Yesterday presented the most difficult obstacle so far: a wine tasting at Trinity College. As previously reported, I took a generous dozen (actually 14 bottles) along for a tasting with the wine committee starting with three whites from Piedmont (Nada Giuseppe) and the Rhone (Brusset and Usseglio). This last wine was, frustrating, slightly corked although I was only able to discern this from its slightly muted nose (I am not tasting wines in case some accidentally slips down!) but the Nada was especially impressive today. I invited the panel to re-taste it after the subsequent Nebbiolo wines and it showed even better apparently.
The reds started with a Burgundy (Joblot), then Piedmont (Nada again, then Battaglino and Serradenari) all of which were distinctive and alluring. The Battaglino had a very different aroma - more punchy - on first sniff but later on had more in common with the exotic Barbaresco and Barolo wines. I was pleased to find the Serradenari so well received - it's rare to find such a good Barolo at such a low price!
The remaining French wines were mainly from the Rhone: a Xavier CDR (100%), a Rasteau from Coteaux des Travers and Christophe Coste's Capucine all youthful but the 2005 Chateauneuf from Raymond Usseglio showed its class and Christophe's pure Syrah 2007 'Ombres' could easily be confused for a Cote Rotie with, perhaps, just a hint of extra sweetness in the black fruit.

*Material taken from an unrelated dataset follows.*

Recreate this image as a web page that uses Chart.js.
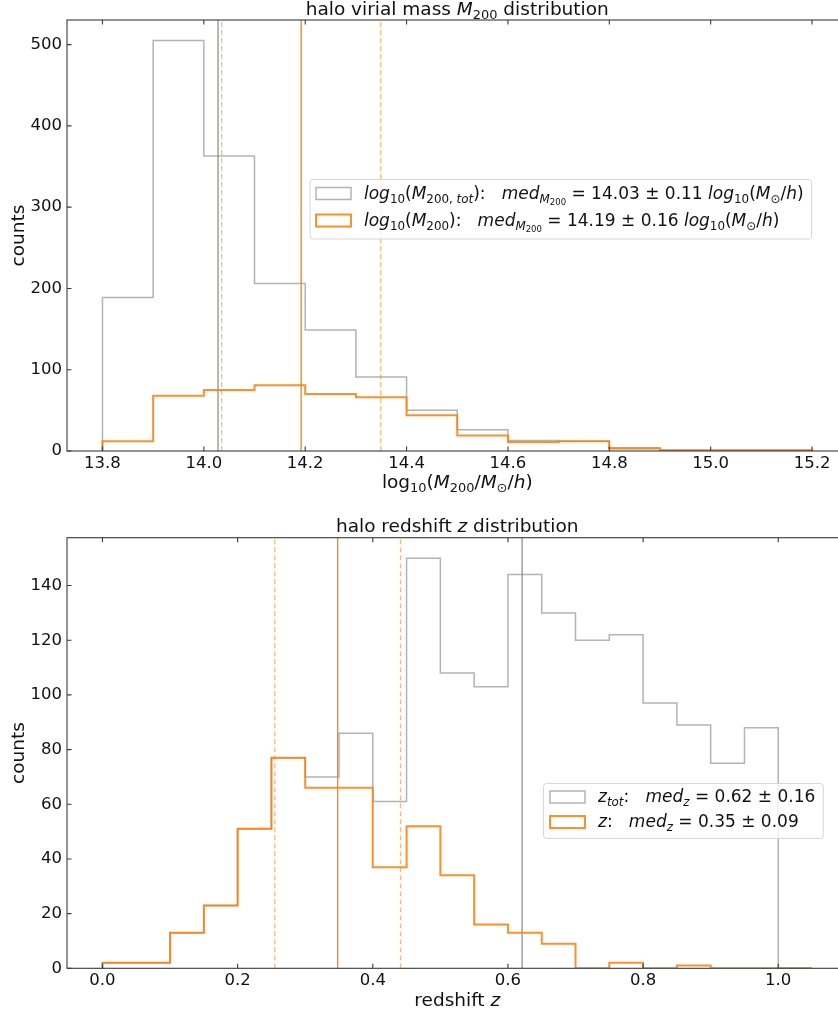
<!DOCTYPE html>
<html>
<head>
<meta charset="utf-8">
<script src="https://cdn.jsdelivr.net/npm/chart.js@4.4.1/dist/chart.umd.min.js"></script>
<style>
  html, body { margin: 0; padding: 0; overflow: hidden; background: #fff; width: 838px; height: 1017px; }
  canvas { position: absolute; left: 0; }
  #massChart { top: 0; }
  #zChart { top: 500px; }
</style>
</head>
<body>
<canvas id="massChart" width="850" height="500"></canvas>
<canvas id="zChart" width="850" height="517"></canvas>
<script>
// ---- data: halo virial mass, bins of 0.1 dex ----
const massEdges = [13.8, 13.9, 14.0, 14.1, 14.2, 14.3, 14.4, 14.5, 14.6, 14.7, 14.8, 14.9, 15.0, 15.1, 15.2];
const massTot = [189, 505, 363, 206, 149, 91, 50, 26, 13, 12, 4, 1, 1, 1];
const massSel = [12, 68, 75, 81, 70, 66, 44, 19, 11, 12, 3, 1, 1, 1];
const massTicksX = [13.8, 14.0, 14.2, 14.4, 14.6, 14.8, 15.0, 15.2];
const massTicksY = [0, 100, 200, 300, 400, 500];
const massMedTot = 14.028, massErrTot = 0.11;
const massMedSel = 14.192, massErrSel = 0.157;

// ---- data: halo redshift, bins of 0.05 ----
const zEdges = [0.0, 0.05, 0.1, 0.15, 0.2, 0.25, 0.3, 0.35, 0.4, 0.45, 0.5, 0.55, 0.6, 0.65, 0.7, 0.75, 0.8, 0.85, 0.9, 0.95, 1.0, 1.05];
const zTot = [2, 2, 13, 23, 51, 77, 70, 86, 61, 150, 108, 103, 144, 130, 120, 122, 97, 89, 75, 88, 0];
const zSel = [2, 2, 13, 23, 51, 77, 66, 66, 37, 52, 34, 16, 13, 9, 0, 2, 0, 1, 0, 0, 0];
const zTicksX = [0.0, 0.2, 0.4, 0.6, 0.8, 1.0];
const zTicksY = [0, 20, 40, 60, 80, 100, 120, 140];
const zMedTot = 0.621, zErrTot = 0.16;
const zMedSel = 0.348, zErrSel = 0.093;

// ---- text (rich segments: [text, flags]; i = italic, 1/2 = subscript level) ----
const massTitle = [['halo virial mass ', ''], ['M', 'i'], ['200', '1'], [' distribution', '']];
const massXLabel = [['log', ''], ['10', '1'], ['(', ''], ['M', 'i'], ['200', '1'], ['/', ''], ['M', 'i'], ['\u2299', '1'], ['/', ''], ['h', 'i'], [')', '']];
const massLegendTot = [['log', 'i'], ['10', '1'], ['(', ''], ['M', 'i'], ['200, ', '1'], ['tot', '1i'], ['):   ', ''], ['med', 'i'], ['M', '1i'], ['200', '2'],
  [' = ' + massMedTot.toFixed(2) + ' \u00b1 ' + massErrTot.toFixed(2) + ' ', ''], ['log', 'i'], ['10', '1'], ['(', ''], ['M', 'i'], ['\u2299', '1'], ['/', ''], ['h', 'i'], [')', '']];
const massLegendSel = [['log', 'i'], ['10', '1'], ['(', ''], ['M', 'i'], ['200', '1'], ['):   ', ''], ['med', 'i'], ['M', '1i'], ['200', '2'],
  [' = ' + massMedSel.toFixed(2) + ' \u00b1 ' + massErrSel.toFixed(2) + ' ', ''], ['log', 'i'], ['10', '1'], ['(', ''], ['M', 'i'], ['\u2299', '1'], ['/', ''], ['h', 'i'], [')', '']];
const zTitle = [['halo redshift ', ''], ['z', 'i'], [' distribution', '']];
const zXLabel = [['redshift ', ''], ['z', 'i']];
const zLegendTot = [['z', 'i'], ['tot', '1i'], [':   ', ''], ['med', 'i'], ['z', '1i'], [' = ' + zMedTot.toFixed(2) + ' \u00b1 ' + zErrTot.toFixed(2), '']];
const zLegendSel = [['z', 'i'], [':   ', ''], ['med', 'i'], ['z', '1i'], [' = ' + zMedSel.toFixed(2) + ' \u00b1 ' + zErrSel.toFixed(2), '']];

const FONT = '"DejaVu Sans"';
const TICK_SIZE = 16.5;
const LABEL_SIZE = 18.5;
const LEGEND_SIZE = 17;
const GREY_HIST = 'rgba(128,128,128,0.6)';
const GREY_LINE = 'rgba(128,128,128,0.75)';
const ORANGE_HIST = 'rgba(255,127,14,0.88)';
const ORANGE_LINE = 'rgba(255,127,14,0.95)';
const ORANGE_DASH = 'rgba(255,127,14,0.55)';

function stepPoints(edges, counts) {
  const pts = [{ x: edges[0], y: 0 }];
  counts.forEach((c, i) => {
    pts.push({ x: edges[i], y: c }, { x: edges[i + 1], y: c });
  });
  pts.push({ x: edges[edges.length - 1], y: 0 });
  return pts;
}

function vline(x, yMax) {
  return [{ x: x, y: 0 }, { x: x, y: yMax }];
}

function segFont(f, base) {
  const lvl = f.indexOf('2') >= 0 ? 2 : (f.indexOf('1') >= 0 ? 1 : 0);
  const size = [base, base * 0.7, base * 0.5][lvl];
  const shift = [0, base * 0.22, base * 0.36][lvl];
  return { font: (f.indexOf('i') >= 0 ? 'italic ' : '') + size + 'px ' + FONT, shift: shift };
}

function richWidth(ctx, segs, base) {
  let w = 0;
  segs.forEach(([t, f]) => { ctx.font = segFont(f, base).font; w += ctx.measureText(t).width; });
  return w;
}

function drawRich(ctx, segs, x, y, base, align) {
  let cx = align === 'center' ? x - richWidth(ctx, segs, base) / 2 : x;
  ctx.textAlign = 'left';
  ctx.textBaseline = 'alphabetic';
  ctx.fillStyle = '#111';
  segs.forEach(([t, f]) => {
    const sf = segFont(f, base);
    ctx.font = sf.font;
    ctx.fillText(t, cx, y + sf.shift);
    cx += ctx.measureText(t).width;
  });
}

function roundRect(ctx, x, y, w, h, r) {
  ctx.beginPath();
  ctx.moveTo(x + r, y);
  ctx.arcTo(x + w, y, x + w, y + h, r);
  ctx.arcTo(x + w, y + h, x, y + h, r);
  ctx.arcTo(x, y + h, x, y, r);
  ctx.arcTo(x, y, x + w, y, r);
  ctx.closePath();
}

// frame, inward ticks, titles, rich legend
const decorPlugin = {
  id: 'decor',
  afterDraw(chart, args, opts) {
    const ctx = chart.ctx;
    const a = chart.chartArea;
    const xs = chart.scales.x, ys = chart.scales.y;
    ctx.save();
    ctx.strokeStyle = '#3a3a3a';
    ctx.lineWidth = 1.1;
    ctx.strokeRect(a.left, a.top, a.right - a.left, a.bottom - a.top);
    ctx.beginPath();
    xs.ticks.forEach(t => {
      const px = xs.getPixelForValue(t.value);
      ctx.moveTo(px, a.bottom); ctx.lineTo(px, a.bottom - 4.5);
      ctx.moveTo(px, a.top); ctx.lineTo(px, a.top + 4.5);
    });
    ys.ticks.forEach(t => {
      const py = ys.getPixelForValue(t.value);
      ctx.moveTo(a.left, py); ctx.lineTo(a.left + 4.5, py);
      ctx.moveTo(a.right, py); ctx.lineTo(a.right - 4.5, py);
    });
    ctx.stroke();

    const cx = (a.left + a.right) / 2;
    drawRich(ctx, opts.title, cx, opts.titleY, LABEL_SIZE, 'center');
    drawRich(ctx, opts.xlabel, cx, opts.xlabelY, LABEL_SIZE, 'center');

    ctx.save();
    ctx.translate(24, (a.top + a.bottom) / 2);
    ctx.rotate(-Math.PI / 2);
    ctx.font = LABEL_SIZE + 'px ' + FONT;
    ctx.fillStyle = '#111';
    ctx.textAlign = 'center';
    ctx.textBaseline = 'alphabetic';
    ctx.fillText('counts', 0, 0);
    ctx.restore();

    // legend
    const lg = opts.legend;
    const textW = Math.max(...lg.rows.map(r => richWidth(ctx, r.text, LEGEND_SIZE)));
    const boxW = (lg.textX - lg.x) + textW + 8;
    roundRect(ctx, lg.x, lg.y, boxW, lg.h, 3);
    ctx.fillStyle = 'rgba(255,255,255,0.8)';
    ctx.fill();
    ctx.strokeStyle = 'rgba(204,204,204,0.8)';
    ctx.lineWidth = 1;
    ctx.stroke();
    lg.rows.forEach(r => {
      ctx.fillStyle = '#fff';
      ctx.fillRect(lg.patchX, r.patchY, 35, 12);
      ctx.strokeStyle = r.color;
      ctx.lineWidth = r.lw;
      ctx.strokeRect(lg.patchX, r.patchY, 35, 12);
      drawRich(ctx, r.text, lg.textX, r.baseline, LEGEND_SIZE, 'left');
    });
    ctx.restore();
  }
};

function makeChart(id, cfg) {
  const yMax = cfg.yTop;
  return new Chart(document.getElementById(id), {
    type: 'scatter',
    data: {
      datasets: [
        { data: vline(cfg.medSel - cfg.errSel, yMax), borderColor: ORANGE_DASH, borderWidth: 1.3, borderDash: [5, 3] },
        { data: vline(cfg.medSel + cfg.errSel, yMax), borderColor: ORANGE_DASH, borderWidth: 1.3, borderDash: [5, 3] },
        { data: vline(cfg.medSel, yMax), borderColor: ORANGE_LINE, borderWidth: 1.4 },
        { data: stepPoints(cfg.edges, cfg.sel), borderColor: ORANGE_HIST, borderWidth: 2 },
        { data: vline(cfg.medTot, yMax), borderColor: GREY_LINE, borderWidth: 1.5 },
        { data: stepPoints(cfg.edges, cfg.tot), borderColor: GREY_HIST, borderWidth: 1.5 }
      ]
    },
    options: {
      responsive: false,
      animation: false,
      devicePixelRatio: 1,
      showLine: true,
      elements: { point: { radius: 0, hoverRadius: 0 }, line: { tension: 0, fill: false } },
      layout: { padding: { top: cfg.areaTop, right: 2.5, left: 0, bottom: 0 } },
      plugins: {
        legend: { display: false },
        tooltip: { enabled: false },
        decor: cfg.decor
      },
      scales: {
        x: {
          type: 'linear',
          min: cfg.xMin, max: cfg.xMax,
          grid: { display: false, drawTicks: false },
          border: { display: false },
          afterBuildTicks: s => { s.ticks = cfg.ticksX.map(v => ({ value: v })); },
          afterFit: s => { s.height = cfg.xAxisH; },
          ticks: {
            padding: 3, maxRotation: 0, autoSkip: false,
            color: '#111', font: { family: 'DejaVu Sans', size: TICK_SIZE },
            callback: v => v.toFixed(1)
          }
        },
        y: {
          type: 'linear',
          min: 0, max: yMax,
          grid: { display: false, drawTicks: false },
          border: { display: false },
          afterBuildTicks: s => { s.ticks = cfg.ticksY.map(v => ({ value: v })); },
          afterFit: s => { s.width = 67; },
          ticks: {
            padding: 5, autoSkip: false,
            color: '#111', font: { family: 'DejaVu Sans', size: TICK_SIZE },
            callback: v => String(v)
          }
        }
      }
    },
    plugins: [decorPlugin]
  });
}

makeChart('massChart', {
  edges: massEdges, tot: massTot, sel: massSel,
  medTot: massMedTot, medSel: massMedSel, errSel: massErrSel,
  xMin: 13.73, xMax: 15.27, yTop: 530.25,
  ticksX: massTicksX, ticksY: massTicksY,
  areaTop: 20, xAxisH: 49,
  decor: {
    title: massTitle, titleY: 15,
    xlabel: massXLabel, xlabelY: 488,
    legend: {
      x: 310, y: 179.5, h: 59.5, patchX: 316, textX: 364,
      rows: [
        { text: massLegendTot, color: GREY_HIST, lw: 1.5, patchY: 187.5, baseline: 199 },
        { text: massLegendSel, color: ORANGE_HIST, lw: 2, patchY: 214.5, baseline: 226 }
      ]
    }
  }
});

makeChart('zChart', {
  edges: zEdges, tot: zTot, sel: zSel,
  medTot: zMedTot, medSel: zMedSel, errSel: zErrSel,
  xMin: -0.0525, xMax: 1.1025, yTop: 157.5,
  ticksX: zTicksX, ticksY: zTicksY,
  areaTop: 37.7, xAxisH: 48.7,
  decor: {
    title: zTitle, titleY: 32,
    xlabel: zXLabel, xlabelY: 505.5,
    legend: {
      x: 543.5, y: 283.5, h: 55, patchX: 550, textX: 598,
      rows: [
        { text: zLegendTot, color: GREY_HIST, lw: 1.5, patchY: 291, baseline: 302 },
        { text: zLegendSel, color: ORANGE_HIST, lw: 2, patchY: 316, baseline: 327 }
      ]
    }
  }
});
</script>
</body>
</html>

The table wines were rounded off with a pair from the South-West: Berthoumieu's 2008 'Charles de Batz' and Cedre's 2008 were, understandably perhaps, found to be on the rustic side by a panel perhaps more used to more mature wines from more refined regions but they were, I hope, appreciated for what they are and I certainly enjoyed sniffing both glasses over the remaining twenty minutes or so to monitor their evolution in the glass.

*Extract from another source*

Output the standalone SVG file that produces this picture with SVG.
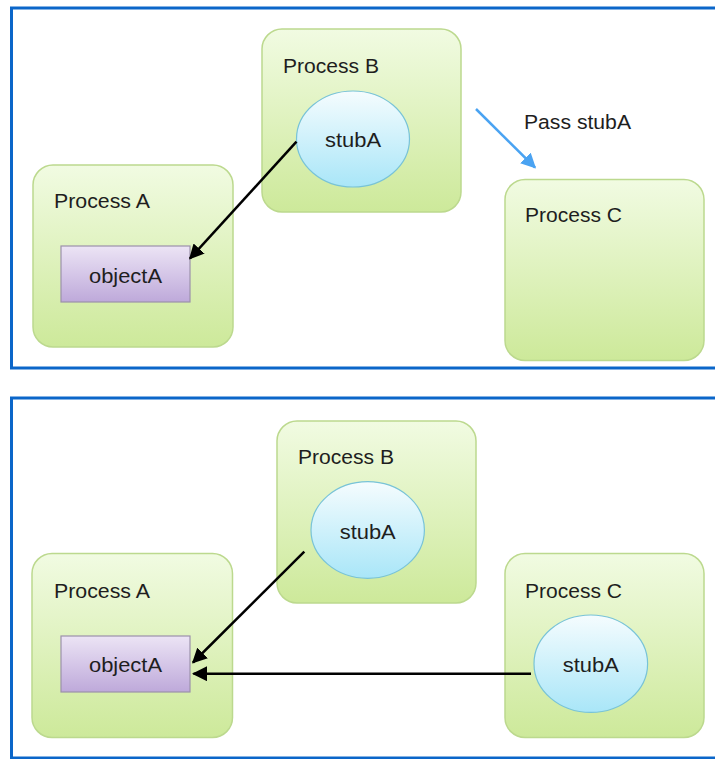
<svg xmlns="http://www.w3.org/2000/svg" width="715" height="759" viewBox="0 0 715 759">
  <style>
    .frame { fill: #ffffff; stroke: #0b66c9; stroke-width: 3; }
    .proc { fill: url(#gProc); stroke: #bcd98e; stroke-width: 1.5; }
    .obj { fill: url(#gObj); stroke: #9c91ab; stroke-width: 1.2; }
    .stub { fill: url(#gStub); stroke: #78c3d8; stroke-width: 1.2; }
    .lbl { font-family: "Liberation Sans", Arial, Helvetica, sans-serif; font-size: 20.5px; fill: #1e1e1e; }
    .mid { text-anchor: middle; }
    .ref { fill: none; stroke: #000000; stroke-width: 2.5; marker-end: url(#ahBlack); }
    .pass { fill: none; stroke: #4aa3f2; stroke-width: 2.5; marker-end: url(#ahBlue); }
  </style>
  <defs>
    <linearGradient id="gProc" x1="0" y1="0" x2="0" y2="1">
      <stop offset="0" stop-color="#f1fbe2"/>
      <stop offset="1" stop-color="#cde99a"/>
    </linearGradient>
    <linearGradient id="gObj" x1="0" y1="0" x2="0" y2="1">
      <stop offset="0" stop-color="#ece4f5"/>
      <stop offset="1" stop-color="#bea9da"/>
    </linearGradient>
    <linearGradient id="gStub" x1="0" y1="0" x2="0" y2="1">
      <stop offset="0" stop-color="#f5fcfe"/>
      <stop offset="1" stop-color="#a9e6f8"/>
    </linearGradient>
    <marker id="ahBlack" viewBox="0 0 10 10" refX="9" refY="5" markerWidth="6" markerHeight="6" orient="auto" markerUnits="strokeWidth">
      <path d="M0,0 L10,5 L0,10 Z" fill="#000000"/>
    </marker>
    <marker id="ahBlue" viewBox="0 0 10 10" refX="9" refY="5" markerWidth="6" markerHeight="6" orient="auto" markerUnits="strokeWidth">
      <path d="M0,0 L10,5 L0,10 Z" fill="#4aa3f2"/>
    </marker>
  </defs>

  <!-- upper frame: stub handed from B to C -->
  <rect class="frame" x="11.5" y="8" width="710" height="360"/>

  <g id="top-process-a">
    <rect class="proc" x="33" y="165" width="200" height="182" rx="20" ry="20"/>
    <text class="lbl" x="54" y="208" textLength="96" lengthAdjust="spacingAndGlyphs">Process A</text>
  </g>
  <g id="top-object-a">
    <rect class="obj" x="61" y="246" width="129" height="56"/>
    <text class="lbl mid" x="125.5" y="283" textLength="73" lengthAdjust="spacingAndGlyphs">objectA</text>
  </g>
  <g id="top-process-b">
    <rect class="proc" x="262" y="29" width="199" height="183" rx="20" ry="20"/>
    <text class="lbl" x="283" y="73" textLength="96" lengthAdjust="spacingAndGlyphs">Process B</text>
  </g>
  <g id="top-stub-b">
    <ellipse class="stub" cx="353" cy="139" rx="56.5" ry="48"/>
    <text class="lbl mid" x="353" y="147" textLength="56" lengthAdjust="spacingAndGlyphs">stubA</text>
  </g>
  <g id="top-process-c">
    <rect class="proc" x="505" y="179.5" width="199" height="181" rx="20" ry="20"/>
    <text class="lbl" x="525" y="222" textLength="97" lengthAdjust="spacingAndGlyphs">Process C</text>
  </g>
  <g id="top-pass-label">
    <text class="lbl" x="524" y="129" textLength="107" lengthAdjust="spacingAndGlyphs">Pass stubA</text>
  </g>

  <!-- lower frame: both stubs point at objectA -->
  <rect class="frame" x="11.5" y="398" width="710" height="360"/>

  <g id="bottom-process-a">
    <rect class="proc" x="32" y="553.5" width="200.5" height="184" rx="20" ry="20"/>
    <text class="lbl" x="54" y="597.5" textLength="96" lengthAdjust="spacingAndGlyphs">Process A</text>
  </g>
  <g id="bottom-object-a">
    <rect class="obj" x="61" y="636" width="129" height="56"/>
    <text class="lbl mid" x="125.5" y="672" textLength="73" lengthAdjust="spacingAndGlyphs">objectA</text>
  </g>
  <g id="bottom-process-b">
    <rect class="proc" x="277" y="421" width="199" height="182" rx="20" ry="20"/>
    <text class="lbl" x="298" y="464" textLength="96" lengthAdjust="spacingAndGlyphs">Process B</text>
  </g>
  <g id="bottom-stub-b">
    <ellipse class="stub" cx="367.7" cy="530" rx="56.7" ry="48.3"/>
    <text class="lbl mid" x="367.7" y="538.5" textLength="56" lengthAdjust="spacingAndGlyphs">stubA</text>
  </g>
  <g id="bottom-process-c">
    <rect class="proc" x="505" y="553.5" width="199" height="184" rx="20" ry="20"/>
    <text class="lbl" x="525" y="597.5" textLength="97" lengthAdjust="spacingAndGlyphs">Process C</text>
  </g>
  <g id="bottom-stub-c">
    <ellipse class="stub" cx="590.8" cy="663.7" rx="56.8" ry="48.7"/>
    <text class="lbl mid" x="590.8" y="672" textLength="56" lengthAdjust="spacingAndGlyphs">stubA</text>
  </g>

  <g id="connectors">
    <line class="ref" x1="296.5" y1="141.7" x2="190" y2="258.5"/>
    <line class="pass" x1="476" y1="109" x2="535" y2="167.5"/>
    <line class="ref" x1="304.3" y1="551.7" x2="193" y2="662.5"/>
    <line class="ref" x1="531" y1="673.7" x2="193.5" y2="673.7"/>
  </g>
</svg>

One of the fellows had brought along another bottle, a Niepoort 1997. Apparently the college has a large stock of these and, so far, the committee has found them to be highly problematic. This bottle, purchased in Holland was no better: signs of seepage made for a bad start but the aromas of acetone (think nail polish) were extremely off-putting and showed no signs of abating. Sadly, this is apparently not uncommon in this vintage of this wine. Fortunately for the college, the producer has offered to replace their stocks with another vintage.

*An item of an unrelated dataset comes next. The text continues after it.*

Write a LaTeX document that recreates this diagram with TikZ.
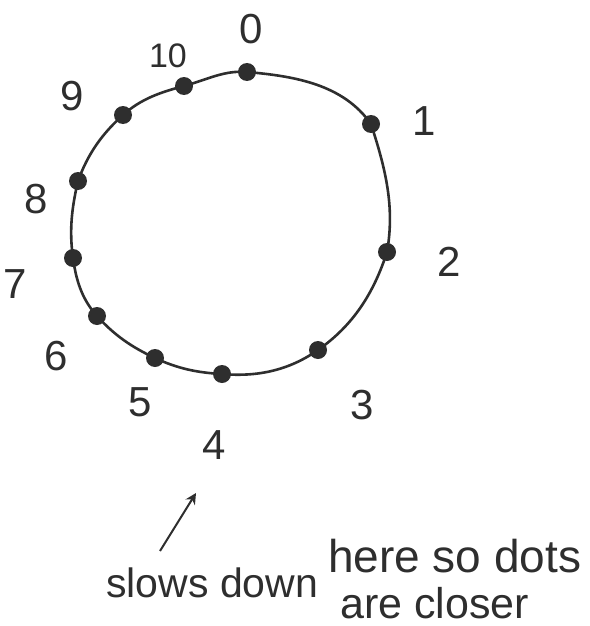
\documentclass[tikz,border=0pt]{standalone}
\usepackage{fontspec}
\setmainfont{Liberation Sans}
\usetikzlibrary{arrows.meta}
\definecolor{ink}{HTML}{2E2E2E}
\tikzset{
  ring/.style={draw=ink, line width=2.6pt, line join=round},
  dot/.style={circle, fill=ink, inner sep=0pt, minimum size=18pt},
  num/.style={text=ink, font=\fontsize{42}{44}\selectfont, inner sep=0pt, anchor=center},
  note/.style={text=ink, inner sep=0pt, anchor=base west},
  pointer/.style={draw=ink, line width=2pt, -{Stealth[length=11pt,width=11pt]}}
}
\begin{document}
\begin{tikzpicture}[x=1pt, y=-1pt]
\useasboundingbox (0,0) rectangle (589,626);
% positions of the dots on the loop
\coordinate (p0) at (247,72);
\coordinate (p1) at (371,124);
\coordinate (p2) at (387,252);
\coordinate (p3) at (318,350);
\coordinate (p4) at (222,374);
\coordinate (p5) at (155,358);
\coordinate (p6) at (97,316);
\coordinate (p7) at (73,258);
\coordinate (p8) at (78,181);
\coordinate (p9) at (123,115);
\coordinate (p10) at (184,86);
\draw[ring] (p0) .. controls +(48.2,4.2) and +(-27.8,-39.6) .. (p1)
  .. controls +(14.3,44.1) and +(8.1,-45.7) .. (p2)
  .. controls +(-13.3,41.1) and +(35.4,-24.8) .. (p3)
  .. controls +(-29.2,20.4) and +(35.5,3.1) .. (p4)
  .. controls +(-24.8,-1.3) and +(22.5,10.5) .. (p5)
  .. controls +(-23.4,-10.9) and +(17.3,19.2) .. (p6)
  .. controls +(-15.1,-16.8) and +(3.1,22.4) .. (p7)
  .. controls +(-3.9,-27.5) and +(-6.3,27.1) .. (p8)
  .. controls +(9.9,-27.1) and +(-21.4,19.3) .. (p9)
  .. controls +(18.1,-16.3) and +(-23.5,6.3) .. (p10)
  .. controls +(22.4,-6.0) and +(-23.1,-2.0) .. (p0) -- cycle;
\foreach \i in {0,...,10} { \node[dot] (d\i) at (p\i) {}; }
% labels
\node[num] (l0) at (251,29) {0};
\node[num] (l1) at (424,121) {1};
\node[num] (l2) at (449,262) {2};
\node[num] (l3) at (362,405) {3};
\node[num] (l4) at (214,445) {4};
\node[num] (l5) at (140,402) {5};
\node[num] (l6) at (56,356) {6};
\node[num] (l7) at (15,284) {7};
\node[num] (l8) at (36,199) {8};
\node[num] (l9) at (72,96) {9};
\node[num, font=\fontsize{34}{36}\selectfont] (l10) at (168,56) {10};
% annotation
\coordinate (tail) at (160,551);
\coordinate (head) at (196,493);
\draw[pointer] (tail) -- (head);
\node[note, font=\fontsize{41}{44}\selectfont] (t1) at (106,597) {slows down};
\node[note, font=\fontsize{46}{48}\selectfont] (t2) at (328,572) {here so dots};
\node[note, font=\fontsize{43}{46}\selectfont] (t3) at (340,618) {are closer};
\end{tikzpicture}
\end{document}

So, apart from this last wine (which was never going to be tasted in that state), I think I can congratulate myself for not yielding to temptation - and there certainly was temptation! It was difficult though - so I really don't have any qualms about asking you to make a donation to Cancer Relief: if I can turn down a taste of all these lovely wines, you can find a spare fiver (or tenner!).